Performance efficiency
The Transaction Router distributes writes across shard groups based on tenant_id hash, eliminating the single writer bottleneck. Reference tables avoid cross-shard joins for lookup data. Queries without shard key do broadcasts — they need to be monitored and eliminated.
Sustainability
Consolidation of compute in Limitless vs multiple independent writers may reduce total resource consumption if Limitless is more efficient in DPU allocation per TPS. Requires validation with real benchmarks.
Verdict
Aurora Limitless is the correct decision for this scenario — not because it's the most technically elegant solution, but because it best aligns team capacity, SLA constraints, and delivery speed. Application-level sharding is a legitimate solution for large teams with distributed systems expertise and time to stabilize the implementation. For a 6-engineer team with a 99.99% SLA, the operational cost of manual sharding is prohibitive — not in money, but in risk and cognitive capacity.

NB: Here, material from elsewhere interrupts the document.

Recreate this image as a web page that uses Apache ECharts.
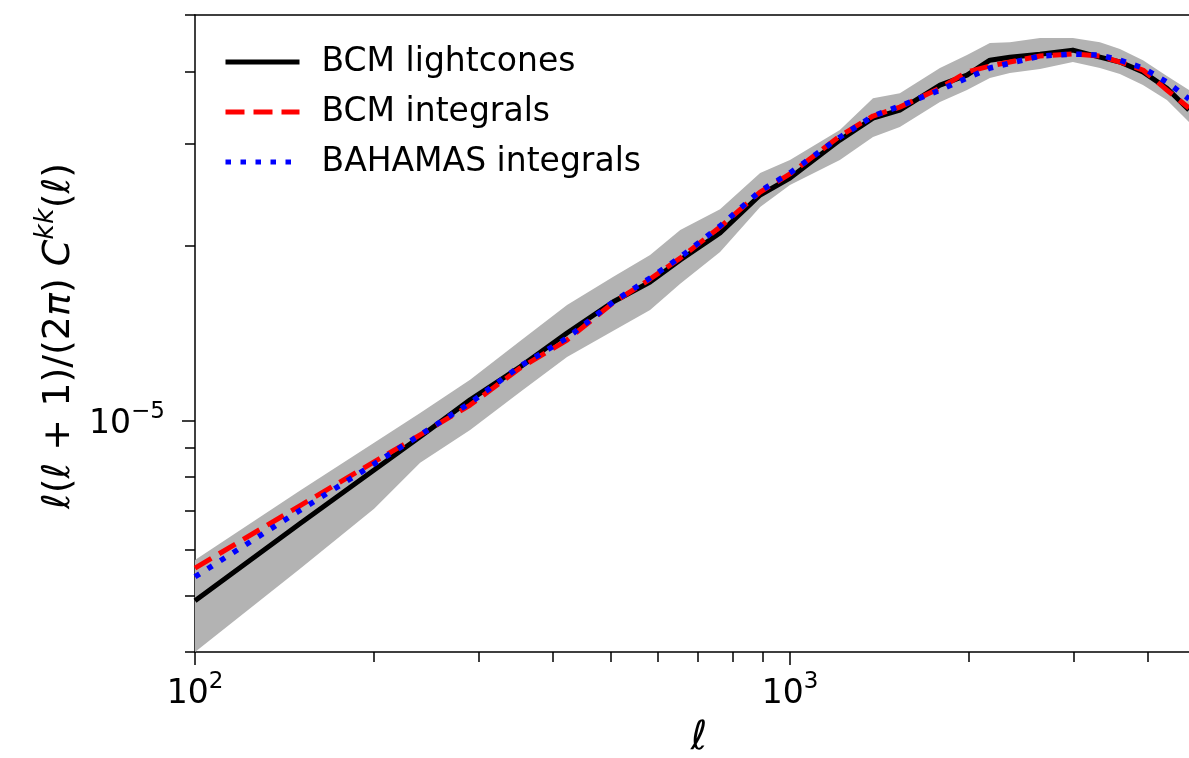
<!DOCTYPE html>
<html>
<head>
<meta charset="utf-8">
<script src="https://cdn.jsdelivr.net/npm/echarts@6/dist/echarts.min.js"></script>
<style>
html,body{margin:0;padding:0;background:#fff;}
#chart{width:1189px;height:758px;}
</style>
</head>
<body>
<div id="chart"></div>
<script>
// multipole ℓ
const ell = [100,150,200,239,290,352,422,504,582,654,763,891,1000,1213,1379,1530,1787,1984,2168,2342,2632,2989,3319,3586,3920,4301,4685];
// BCM lightcones (black solid)
const bcmLightcones = [4.90e-6,6.65e-6,8.23e-6,9.39e-6,1.087e-5,1.239e-5,1.417e-5,1.602e-5,1.735e-5,1.893e-5,2.107e-5,2.449e-5,2.620e-5,3.045e-5,3.323e-5,3.430e-5,3.787e-5,3.940e-5,4.180e-5,4.230e-5,4.280e-5,4.350e-5,4.230e-5,4.150e-5,3.990e-5,3.740e-5,3.430e-5];
// BCM integrals (red dashed)
const bcmIntegrals = [5.58e-6,7.14e-6,8.50e-6,9.46e-6,1.065e-5,1.233e-5,1.378e-5,1.596e-5,1.755e-5,1.907e-5,2.157e-5,2.478e-5,2.662e-5,3.094e-5,3.350e-5,3.470e-5,3.742e-5,3.988e-5,4.083e-5,4.149e-5,4.249e-5,4.283e-5,4.249e-5,4.149e-5,4.020e-5,3.713e-5,3.457e-5];
// BAHAMAS integrals (blue dotted)
const bahamasIntegrals = [5.39e-6,7.01e-6,8.43e-6,9.46e-6,1.074e-5,1.243e-5,1.389e-5,1.602e-5,1.762e-5,1.914e-5,2.166e-5,2.488e-5,2.673e-5,3.080e-5,3.350e-5,3.485e-5,3.713e-5,3.894e-5,4.052e-5,4.130e-5,4.249e-5,4.283e-5,4.266e-5,4.180e-5,4.052e-5,3.833e-5,3.583e-5];
// grey band around BCM lightcones
const bandUpper = [5.76e-6,7.58e-6,9.17e-6,1.032e-5,1.177e-5,1.373e-5,1.584e-5,1.769e-5,1.931e-5,2.132e-5,2.315e-5,2.673e-5,2.813e-5,3.170e-5,3.596e-5,3.668e-5,4.052e-5,4.266e-5,4.473e-5,4.490e-5,4.562e-5,4.562e-5,4.490e-5,4.370e-5,4.180e-5,3.925e-5,3.713e-5];
const bandLower = [4.00e-6,5.56e-6,7.06e-6,8.47e-6,9.65e-6,1.122e-5,1.289e-5,1.428e-5,1.552e-5,1.722e-5,1.954e-5,2.335e-5,2.548e-5,2.813e-5,3.082e-5,3.206e-5,3.540e-5,3.713e-5,3.894e-5,3.972e-5,4.036e-5,4.149e-5,4.052e-5,3.957e-5,3.787e-5,3.568e-5,3.270e-5];

const seriesNames = ['BCM lightcones','BCM integrals','BAHAMAS integrals'];
const xRange = [100, 4685];
const yRange = [4e-6, 5e-5];
const xMajorTicks = [100, 1000];
const xMinorTicks = [200,300,400,500,600,700,800,900,2000,3000,4000];
const yMajorTicks = [1e-5];
const yMinorTicks = [4e-6,5e-6,6e-6,7e-6,8e-6,9e-6,2e-5,3e-5,4e-5,5e-5];

const FONT = 'DejaVu Sans';
const supLabel = function (v) {
  const e = Math.round(Math.log10(v));
  return '{b|10}{s|' + String(e).replace('-', '\u2212') + '}';
};
const labelRich = {
  b: {fontFamily: FONT, fontSize: 33, color: '#000', verticalAlign: 'bottom', lineHeight: 40},
  s: {fontFamily: FONT, fontSize: 23, color: '#000', verticalAlign: 'top', lineHeight: 28}
};

const zip = (xs, ys) => xs.map((x, i) => [x, ys[i]]);

const chart = echarts.init(document.getElementById('chart'), null, {renderer: 'canvas'});
const commonX = {type: 'log', logBase: 10, min: xRange[0], max: xRange[1], gridIndex: 0, splitLine: {show: false}};
const commonY = {type: 'log', logBase: 10, min: yRange[0], max: yRange[1], gridIndex: 0, position: 'left', splitLine: {show: false}};
const tickLine = {color: '#000', width: 1.5};

chart.setOption({
  animation: false,
  backgroundColor: '#fff',
  grid: {left: 195, top: 15, right: 0, bottom: 106, show: false},
  xAxis: [
    Object.assign({}, commonX, {
      position: 'bottom',
      axisLine: {show: true, lineStyle: tickLine},
      axisTick: {show: true, inside: false, length: 13, lineStyle: tickLine, customValues: xMajorTicks},
      axisLabel: {show: true, margin: 19, customValues: xMajorTicks, formatter: supLabel, rich: labelRich}
    }),
    Object.assign({}, commonX, {
      position: 'bottom',
      axisLine: {show: false},
      axisTick: {show: true, inside: false, length: 10, lineStyle: tickLine, customValues: xMinorTicks},
      axisLabel: {show: false}
    }),
    Object.assign({}, commonX, {
      position: 'top',
      axisLine: {show: true, lineStyle: tickLine},
      axisTick: {show: false},
      axisLabel: {show: false}
    })
  ],
  yAxis: [
    Object.assign({}, commonY, {
      axisLine: {show: true, lineStyle: tickLine},
      axisTick: {show: true, inside: false, length: 13, lineStyle: tickLine, customValues: yMajorTicks},
      axisLabel: {show: true, margin: 30, customValues: yMajorTicks, formatter: supLabel, rich: labelRich}
    }),
    Object.assign({}, commonY, {
      axisLine: {show: false},
      axisTick: {show: true, inside: false, length: 10, lineStyle: tickLine, customValues: yMinorTicks},
      axisLabel: {show: false}
    })
  ],
  legend: {
    data: seriesNames.map(n => ({name: n, itemStyle: {opacity: 0}})),
    orient: 'vertical',
    left: 223,
    top: 38,
    padding: 0,
    itemWidth: 74,
    itemHeight: 20,
    itemGap: 2,
    itemStyle: {opacity: 0},
    lineStyle: {width: 5},
    textStyle: {fontFamily: FONT, fontSize: 33, color: '#000', lineHeight: 48, padding: [0, 0, 0, 17]},
    selectedMode: false
  },
  graphic: [
    {
      type: 'text', x: 699, y: 739,
      style: {text: '\u2113', font: 'italic 40px "DejaVu Sans"', fill: '#000', align: 'center', verticalAlign: 'middle'}
    },
    {
      type: 'text', x: 55, y: 336, rotation: Math.PI / 2,
      style: {
        text: '{i|\u2113}{n|(}{i|\u2113}{n| + 1)/(2}{i|\u03c0}{n|) }{i|C}{s|kk}{n|(}{i|\u2113}{n|)}',
        align: 'center', verticalAlign: 'middle', fill: '#000',
        rich: {
          n: {fontFamily: FONT, fontSize: 38, fill: '#000', verticalAlign: 'bottom', lineHeight: 46},
          i: {fontFamily: FONT, fontStyle: 'italic', fontSize: 38, fill: '#000', verticalAlign: 'bottom', lineHeight: 46},
          s: {fontFamily: FONT, fontStyle: 'italic', fontSize: 27, fill: '#000', verticalAlign: 'top', lineHeight: 32}
        }
      }
    }
  ],
  series: [
    {
      type: 'custom',
      name: 'band',
      clip: true,
      silent: true,
      z: 1,
      data: [[ell[0], bandUpper[0]]],
      renderItem: function (params, api) {
        const up = ell.map((l, i) => api.coord([l, bandUpper[i]]));
        const lo = ell.map((l, i) => api.coord([l, bandLower[i]])).reverse();
        return {type: 'polygon', shape: {points: up.concat(lo)}, style: {fill: '#b3b3b3', stroke: 'none'}};
      }
    },
    {
      type: 'line', name: seriesNames[0], data: zip(ell, bcmLightcones),
      symbol: 'none', smooth: false, z: 3,
      lineStyle: {color: '#000', width: 5, type: 'solid', join: 'round', cap: 'butt'},
      itemStyle: {color: '#000'}
    },
    {
      type: 'line', name: seriesNames[1], data: zip(ell, bcmIntegrals),
      symbol: 'none', smooth: false, z: 4,
      lineStyle: {color: '#ff0000', width: 5, type: [19, 9], cap: 'butt', join: 'round'},
      itemStyle: {color: '#ff0000'}
    },
    {
      type: 'line', name: seriesNames[2], data: zip(ell, bahamasIntegrals),
      symbol: 'none', smooth: false, z: 5,
      lineStyle: {color: '#0000ff', width: 5.5, type: [5.5, 9.5], cap: 'butt', join: 'round'},
      itemStyle: {color: '#0000ff'}
    }
  ]
});
</script>
</body>
</html>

Citus is technically excellent, but the managed version is on Azure, and moving an AWS-first system to another cloud provider to solve a database problem is a trade-off that doesn't make sense here. The real risks of the decision are two: DPU cost may be non-linear with TPS growth (monitor from day one), and Limitless has been GA since 2024 (maintain the fallback to classic Aurora for at least 90 days post-cutover). Neither of these risks invalidates the decision — they need to be managed. The sharding decision is, ultimately, a decision about where you want complexity to live: in application code, in the managed service, or in the database extension. For this scenario, the managed service is the right answer.